• [PROBLEM REQUIREMENTS]:
Quote all of the data that follows exactly as written, skipping the images.

• [RAW DATA]:
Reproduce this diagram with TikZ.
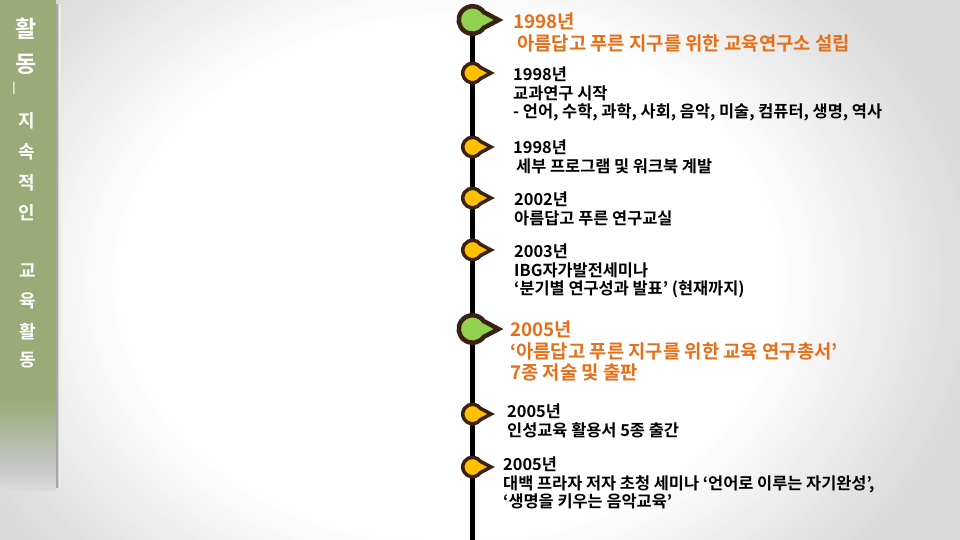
\documentclass[tikz,border=0pt]{standalone}
\usepackage{fontspec}
\setmainfont{Noto Sans CJK KR}[BoldFont=* Bold]
\usetikzlibrary{calc}

\definecolor{sidegreen}{RGB}{154,171,120}
\definecolor{pinbrown}{RGB}{59,33,18}
\definecolor{pingreen}{RGB}{146,208,80}
\definecolor{pinyellow}{RGB}{255,192,0}
\definecolor{titleorange}{RGB}{230,112,25}

\newcommand*{\lineX}{472.5}
\newcommand*{\bigR}{13.75}
\newcommand*{\smallR}{9.75}

% marker: name, y, radius, style
\newcommand*{\pin}[4]{%
	\coordinate (#1) at (\lineX,#2);
	\draw[#4] ($(#1)+(1.9*#3,0)$) -- ($(#1)+(35:#3)$) arc[start angle=-35,end angle=-325,radius=#3 pt] -- cycle;
}

\begin{document}
\begin{tikzpicture}
[
	x=1pt,y=-1pt,
	bigpin/.style={draw=pinbrown,line width=4.5pt,fill=pingreen},
	smallpin/.style={draw=pinbrown,line width=3.5pt,fill=pinyellow},
	timeline/.style={black,line width=5pt},
	evtitle/.style={anchor=north west,inner sep=0pt,align=left,text=titleorange,font=\bfseries\fontsize{18.8}{21.5}\selectfont},
	evtext/.style={anchor=north west,inner sep=0pt,align=left,font=\bfseries\fontsize{16.4}{18.5}\selectfont},
	sidetext/.style={text=white,inner sep=0pt,font=\bfseries\fontsize{18}{18}\selectfont},
	sidehead/.style={sidetext,font=\bfseries\fontsize{23}{23}\selectfont}
]

	\useasboundingbox (0,0) rectangle (960,540);

	% background
	\begin{scope}
		\clip (0,0) rectangle (960,540);
		\fill[black!15] (0,0) rectangle (960,540);
		\foreach \k [evaluate=\k as \shadeval using \k/2] in {30,29,...,0}
			\fill[black!\shadeval] (450,280) ellipse [x radius={330pt+7pt*\k},y radius={0.79*(330pt+7pt*\k)}];
	\end{scope}

	% side bar
	\fill[sidegreen] (0,0) rectangle (56,400);
	\shade[top color=sidegreen,bottom color=black!22] (0,400) rectangle (56,468);
	\shade[top color=black!22,bottom color=black!14] (0,468) rectangle (56,490);
	\draw[black!35,line width=1.5pt] (57,4) -- (57,488);
	\draw[black!18,line width=1.5pt] (58.5,4) -- (58.5,488);
	\draw[black!8,line width=1.5pt] (60,4) -- (60,488);

	\node[sidehead] (h1) at (26,29) {활};
	\node[sidehead] (h2) at (26,64) {동};
	\node[sidetext,font=\bfseries\fontsize{11}{11}\selectfont] (hdash) at (14,88) {|};
	\node[sidetext] (s1) at (27,121) {지};
	\node[sidetext] (s2) at (27,152) {속};
	\node[sidetext] (s3) at (27,183) {적};
	\node[sidetext] (s4) at (27,213) {인};
	\node[sidetext] (s5) at (28,271) {교};
	\node[sidetext] (s6) at (28,301) {육};
	\node[sidetext] (s7) at (28,332) {활};
	\node[sidetext] (s8) at (28,360) {동};

	% time line
	\coordinate (p1) at (\lineX,20);
	\coordinate (lineend) at (\lineX,540);
	\draw[timeline] (p1) -- (lineend);

	\pin{p1}{20}{\bigR}{bigpin}
	\pin{p2}{73}{\smallR}{smallpin}
	\pin{p3}{147}{\smallR}{smallpin}
	\pin{p4}{198}{\smallR}{smallpin}
	\pin{p5}{250}{\smallR}{smallpin}
	\pin{p6}{329}{\bigR}{bigpin}
	\pin{p7}{414}{\smallR}{smallpin}
	\pin{p8}{467}{\smallR}{smallpin}

	% events
	\node[evtitle] (ev1) at (513,13) {1998년\\\hspace{4pt}아름답고 푸른 지구를 위한 교육연구소 설립};
	\node[evtext] (ev2) at (513,67) {1998년\\교과연구 시작\\- 언어, 수학, 과학, 사회, 음악, 미술, 컴퓨터, 생명, 역사};
	\node[evtext] (ev3) at (513,140) {1998년\\\hspace{3pt}세부 프로그램 및 워크북 계발};
	\node[evtext] (ev4) at (514,192) {2002년\\아름답고 푸른 연구교실};
	\node[evtext] (ev5) at (514,244) {2003년\\IBG자가발전세미나\\‘분기별 연구성과 발표’ (현재까지)};
	\node[evtitle] (ev6) at (510,321) {2005년\\‘아름답고 푸른 지구를 위한 교육 연구총서’\\7종 저술 및 출판};
	\node[evtext] (ev7) at (507,404) {2005년\\인성교육 활용서 5종 출간};
	\node[evtext] (ev8) at (503,457) {2005년\\대백 프라자 저자 초청 세미나 ‘언어로 이루는 자기완성’,\\‘생명을 키우는 음악교육’};

\end{tikzpicture}
\end{document}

• [WORKED SOLUTION]:
Reproduce this diagram with TikZ.
\documentclass[tikz,border=0pt]{standalone}
\usepackage{fontspec}
\setmainfont{Noto Sans CJK KR}[BoldFont=* Bold]
\usetikzlibrary{calc}

\definecolor{sidegreen}{RGB}{154,171,120}
\definecolor{pinbrown}{RGB}{59,33,18}
\definecolor{pingreen}{RGB}{146,208,80}
\definecolor{pinyellow}{RGB}{255,192,0}
\definecolor{titleorange}{RGB}{230,112,25}

\newcommand*{\lineX}{472.5}
\newcommand*{\bigR}{13.75}
\newcommand*{\smallR}{9.75}

% marker: name, y, radius, style
\newcommand*{\pin}[4]{%
	\coordinate (#1) at (\lineX,#2);
	\draw[#4] ($(#1)+(1.9*#3,0)$) -- ($(#1)+(35:#3)$) arc[start angle=-35,end angle=-325,radius=#3 pt] -- cycle;
}

\begin{document}
\begin{tikzpicture}
[
	x=1pt,y=-1pt,
	bigpin/.style={draw=pinbrown,line width=4.5pt,fill=pingreen},
	smallpin/.style={draw=pinbrown,line width=3.5pt,fill=pinyellow},
	timeline/.style={black,line width=5pt},
	evtitle/.style={anchor=north west,inner sep=0pt,align=left,text=titleorange,font=\bfseries\fontsize{18.8}{21.5}\selectfont},
	evtext/.style={anchor=north west,inner sep=0pt,align=left,font=\bfseries\fontsize{16.4}{18.5}\selectfont},
	sidetext/.style={text=white,inner sep=0pt,font=\bfseries\fontsize{18}{18}\selectfont},
	sidehead/.style={sidetext,font=\bfseries\fontsize{23}{23}\selectfont}
]

	\useasboundingbox (0,0) rectangle (960,540);

	% background
	\begin{scope}
		\clip (0,0) rectangle (960,540);
		\fill[black!15] (0,0) rectangle (960,540);
		\foreach \k [evaluate=\k as \shadeval using \k/2] in {30,29,...,0}
			\fill[black!\shadeval] (450,280) ellipse [x radius={330pt+7pt*\k},y radius={0.79*(330pt+7pt*\k)}];
	\end{scope}

	% side bar
	\fill[sidegreen] (0,0) rectangle (56,400);
	\shade[top color=sidegreen,bottom color=black!22] (0,400) rectangle (56,468);
	\shade[top color=black!22,bottom color=black!14] (0,468) rectangle (56,490);
	\draw[black!35,line width=1.5pt] (57,4) -- (57,488);
	\draw[black!18,line width=1.5pt] (58.5,4) -- (58.5,488);
	\draw[black!8,line width=1.5pt] (60,4) -- (60,488);

	\node[sidehead] (h1) at (26,29) {활};
	\node[sidehead] (h2) at (26,64) {동};
	\node[sidetext,font=\bfseries\fontsize{11}{11}\selectfont] (hdash) at (14,88) {|};
	\node[sidetext] (s1) at (27,121) {지};
	\node[sidetext] (s2) at (27,152) {속};
	\node[sidetext] (s3) at (27,183) {적};
	\node[sidetext] (s4) at (27,213) {인};
	\node[sidetext] (s5) at (28,271) {교};
	\node[sidetext] (s6) at (28,301) {육};
	\node[sidetext] (s7) at (28,332) {활};
	\node[sidetext] (s8) at (28,360) {동};

	% time line
	\coordinate (p1) at (\lineX,20);
	\coordinate (lineend) at (\lineX,540);
	\draw[timeline] (p1) -- (lineend);

	\pin{p1}{20}{\bigR}{bigpin}
	\pin{p2}{73}{\smallR}{smallpin}
	\pin{p3}{147}{\smallR}{smallpin}
	\pin{p4}{198}{\smallR}{smallpin}
	\pin{p5}{250}{\smallR}{smallpin}
	\pin{p6}{329}{\bigR}{bigpin}
	\pin{p7}{414}{\smallR}{smallpin}
	\pin{p8}{467}{\smallR}{smallpin}

	% events
	\node[evtitle] (ev1) at (513,13) {1998년\\\hspace{4pt}아름답고 푸른 지구를 위한 교육연구소 설립};
	\node[evtext] (ev2) at (513,67) {1998년\\교과연구 시작\\- 언어, 수학, 과학, 사회, 음악, 미술, 컴퓨터, 생명, 역사};
	\node[evtext] (ev3) at (513,140) {1998년\\\hspace{3pt}세부 프로그램 및 워크북 계발};
	\node[evtext] (ev4) at (514,192) {2002년\\아름답고 푸른 연구교실};
	\node[evtext] (ev5) at (514,244) {2003년\\IBG자가발전세미나\\‘분기별 연구성과 발표’ (현재까지)};
	\node[evtitle] (ev6) at (510,321) {2005년\\‘아름답고 푸른 지구를 위한 교육 연구총서’\\7종 저술 및 출판};
	\node[evtext] (ev7) at (507,404) {2005년\\인성교육 활용서 5종 출간};
	\node[evtext] (ev8) at (503,457) {2005년\\대백 프라자 저자 초청 세미나 ‘언어로 이루는 자기완성’,\\‘생명을 키우는 음악교육’};

\end{tikzpicture}
\end{document}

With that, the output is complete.